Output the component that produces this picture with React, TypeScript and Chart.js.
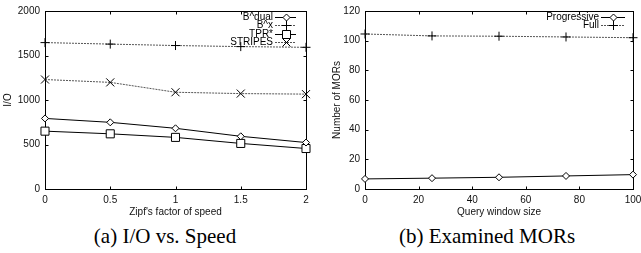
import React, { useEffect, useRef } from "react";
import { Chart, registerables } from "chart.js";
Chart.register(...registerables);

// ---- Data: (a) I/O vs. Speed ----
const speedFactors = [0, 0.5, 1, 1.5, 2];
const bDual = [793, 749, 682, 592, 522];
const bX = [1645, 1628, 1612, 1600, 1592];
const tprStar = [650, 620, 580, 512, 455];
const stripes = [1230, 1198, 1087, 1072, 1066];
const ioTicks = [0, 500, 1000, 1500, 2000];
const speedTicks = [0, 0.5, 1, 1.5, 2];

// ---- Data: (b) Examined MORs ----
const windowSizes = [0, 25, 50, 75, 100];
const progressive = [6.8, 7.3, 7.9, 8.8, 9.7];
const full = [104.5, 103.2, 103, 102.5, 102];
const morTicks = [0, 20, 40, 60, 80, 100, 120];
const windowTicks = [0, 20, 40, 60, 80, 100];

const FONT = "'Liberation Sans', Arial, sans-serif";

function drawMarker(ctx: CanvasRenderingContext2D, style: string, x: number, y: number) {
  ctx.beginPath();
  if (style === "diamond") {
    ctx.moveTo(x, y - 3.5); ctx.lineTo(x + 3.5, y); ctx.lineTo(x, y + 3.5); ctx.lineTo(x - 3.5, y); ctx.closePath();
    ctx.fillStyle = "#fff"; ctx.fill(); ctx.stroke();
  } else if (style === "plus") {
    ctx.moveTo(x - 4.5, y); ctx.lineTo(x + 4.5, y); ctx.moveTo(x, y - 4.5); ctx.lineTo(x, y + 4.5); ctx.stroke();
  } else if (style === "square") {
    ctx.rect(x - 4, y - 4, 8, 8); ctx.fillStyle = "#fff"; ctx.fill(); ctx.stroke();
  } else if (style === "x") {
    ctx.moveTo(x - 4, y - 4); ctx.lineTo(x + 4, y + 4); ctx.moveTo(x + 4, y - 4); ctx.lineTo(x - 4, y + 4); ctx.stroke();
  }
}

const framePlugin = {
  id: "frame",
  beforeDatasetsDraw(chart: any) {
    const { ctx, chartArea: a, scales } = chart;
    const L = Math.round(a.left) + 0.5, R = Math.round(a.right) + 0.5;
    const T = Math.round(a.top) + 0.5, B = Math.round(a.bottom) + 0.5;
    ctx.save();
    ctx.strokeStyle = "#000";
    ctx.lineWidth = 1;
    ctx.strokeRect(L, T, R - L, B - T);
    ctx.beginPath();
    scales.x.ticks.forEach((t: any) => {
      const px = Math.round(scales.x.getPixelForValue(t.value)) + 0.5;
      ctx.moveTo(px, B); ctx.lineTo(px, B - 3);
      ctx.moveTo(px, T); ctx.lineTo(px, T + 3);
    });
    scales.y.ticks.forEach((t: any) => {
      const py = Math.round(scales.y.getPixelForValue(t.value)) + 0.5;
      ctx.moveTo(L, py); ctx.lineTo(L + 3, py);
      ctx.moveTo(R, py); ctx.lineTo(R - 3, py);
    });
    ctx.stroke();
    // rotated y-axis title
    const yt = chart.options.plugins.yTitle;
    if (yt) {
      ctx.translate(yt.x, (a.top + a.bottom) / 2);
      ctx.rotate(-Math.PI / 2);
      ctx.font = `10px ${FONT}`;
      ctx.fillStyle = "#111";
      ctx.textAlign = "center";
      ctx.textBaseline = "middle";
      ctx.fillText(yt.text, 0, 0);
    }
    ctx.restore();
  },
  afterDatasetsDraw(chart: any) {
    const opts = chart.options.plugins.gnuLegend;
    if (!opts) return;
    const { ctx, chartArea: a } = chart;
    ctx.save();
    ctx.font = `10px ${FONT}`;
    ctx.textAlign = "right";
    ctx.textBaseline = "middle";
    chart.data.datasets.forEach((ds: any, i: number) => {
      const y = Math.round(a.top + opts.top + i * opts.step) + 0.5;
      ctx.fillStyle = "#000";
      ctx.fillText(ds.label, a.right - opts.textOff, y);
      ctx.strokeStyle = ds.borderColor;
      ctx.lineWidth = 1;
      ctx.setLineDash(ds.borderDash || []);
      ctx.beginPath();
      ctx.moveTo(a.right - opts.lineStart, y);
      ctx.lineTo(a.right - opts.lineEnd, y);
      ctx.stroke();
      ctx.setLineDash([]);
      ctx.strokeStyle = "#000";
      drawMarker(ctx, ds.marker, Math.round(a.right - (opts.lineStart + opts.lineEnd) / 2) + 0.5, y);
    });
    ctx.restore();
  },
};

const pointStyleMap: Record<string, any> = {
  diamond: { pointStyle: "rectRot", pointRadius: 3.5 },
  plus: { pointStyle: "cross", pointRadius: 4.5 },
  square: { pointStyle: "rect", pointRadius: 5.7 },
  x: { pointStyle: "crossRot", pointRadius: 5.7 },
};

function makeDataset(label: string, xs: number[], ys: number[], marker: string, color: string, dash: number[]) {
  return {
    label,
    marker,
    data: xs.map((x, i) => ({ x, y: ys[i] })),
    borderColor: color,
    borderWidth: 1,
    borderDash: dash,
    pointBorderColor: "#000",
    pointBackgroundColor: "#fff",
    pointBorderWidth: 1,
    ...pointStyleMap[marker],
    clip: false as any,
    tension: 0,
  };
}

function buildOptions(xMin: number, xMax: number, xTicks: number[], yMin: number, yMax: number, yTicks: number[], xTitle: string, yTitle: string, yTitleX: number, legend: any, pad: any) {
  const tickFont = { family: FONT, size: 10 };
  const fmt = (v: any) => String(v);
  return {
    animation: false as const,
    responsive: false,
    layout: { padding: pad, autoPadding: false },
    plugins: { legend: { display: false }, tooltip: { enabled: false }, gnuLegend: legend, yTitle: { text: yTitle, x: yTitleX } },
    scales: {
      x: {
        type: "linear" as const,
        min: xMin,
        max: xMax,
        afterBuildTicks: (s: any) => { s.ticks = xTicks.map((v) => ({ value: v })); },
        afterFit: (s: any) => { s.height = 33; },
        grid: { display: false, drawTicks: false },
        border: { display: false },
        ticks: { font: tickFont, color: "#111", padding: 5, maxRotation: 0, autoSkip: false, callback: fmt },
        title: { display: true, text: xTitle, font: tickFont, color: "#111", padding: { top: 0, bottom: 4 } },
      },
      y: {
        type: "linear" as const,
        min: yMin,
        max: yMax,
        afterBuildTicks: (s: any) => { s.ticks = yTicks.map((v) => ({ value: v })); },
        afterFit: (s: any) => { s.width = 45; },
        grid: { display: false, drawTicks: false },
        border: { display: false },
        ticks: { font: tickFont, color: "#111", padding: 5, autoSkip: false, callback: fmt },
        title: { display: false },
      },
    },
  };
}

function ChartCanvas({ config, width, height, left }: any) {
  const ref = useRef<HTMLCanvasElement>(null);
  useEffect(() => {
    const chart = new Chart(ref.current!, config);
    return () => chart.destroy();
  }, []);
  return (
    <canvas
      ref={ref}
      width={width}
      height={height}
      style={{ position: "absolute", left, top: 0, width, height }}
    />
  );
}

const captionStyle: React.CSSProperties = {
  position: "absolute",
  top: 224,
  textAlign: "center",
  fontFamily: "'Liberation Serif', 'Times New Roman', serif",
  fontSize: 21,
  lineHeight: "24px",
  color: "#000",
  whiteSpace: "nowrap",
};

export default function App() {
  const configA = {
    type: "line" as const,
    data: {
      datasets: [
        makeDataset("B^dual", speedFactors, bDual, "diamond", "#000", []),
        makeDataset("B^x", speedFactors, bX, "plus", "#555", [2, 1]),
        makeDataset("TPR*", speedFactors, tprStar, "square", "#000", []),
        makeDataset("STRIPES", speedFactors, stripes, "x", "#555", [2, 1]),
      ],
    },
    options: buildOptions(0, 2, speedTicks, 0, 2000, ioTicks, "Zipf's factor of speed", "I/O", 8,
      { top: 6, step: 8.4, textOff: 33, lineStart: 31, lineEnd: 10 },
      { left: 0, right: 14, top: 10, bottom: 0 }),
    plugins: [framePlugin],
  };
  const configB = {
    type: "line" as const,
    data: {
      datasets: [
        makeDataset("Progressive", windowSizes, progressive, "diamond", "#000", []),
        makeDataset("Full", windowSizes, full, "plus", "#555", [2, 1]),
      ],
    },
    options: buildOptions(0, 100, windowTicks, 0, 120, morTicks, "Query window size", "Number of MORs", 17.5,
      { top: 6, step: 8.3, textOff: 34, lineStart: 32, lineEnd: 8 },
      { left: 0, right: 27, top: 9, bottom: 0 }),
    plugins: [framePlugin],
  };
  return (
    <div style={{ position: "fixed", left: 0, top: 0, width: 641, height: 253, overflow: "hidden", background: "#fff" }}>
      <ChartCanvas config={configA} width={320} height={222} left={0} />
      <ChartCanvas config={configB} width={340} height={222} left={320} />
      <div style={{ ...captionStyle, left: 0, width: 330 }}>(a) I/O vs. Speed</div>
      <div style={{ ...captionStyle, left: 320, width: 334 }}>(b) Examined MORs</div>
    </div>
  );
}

Given problem: Return only the lines running from the top of the data to the line that holds "Chart.register(...registerables);". Include both of those lines, but skip the pictures.

Result of this exercise:
Output the component that produces this picture with React, TypeScript and Chart.js.
import React, { useEffect, useRef } from "react";
import { Chart, registerables } from "chart.js";
Chart.register(...registerables);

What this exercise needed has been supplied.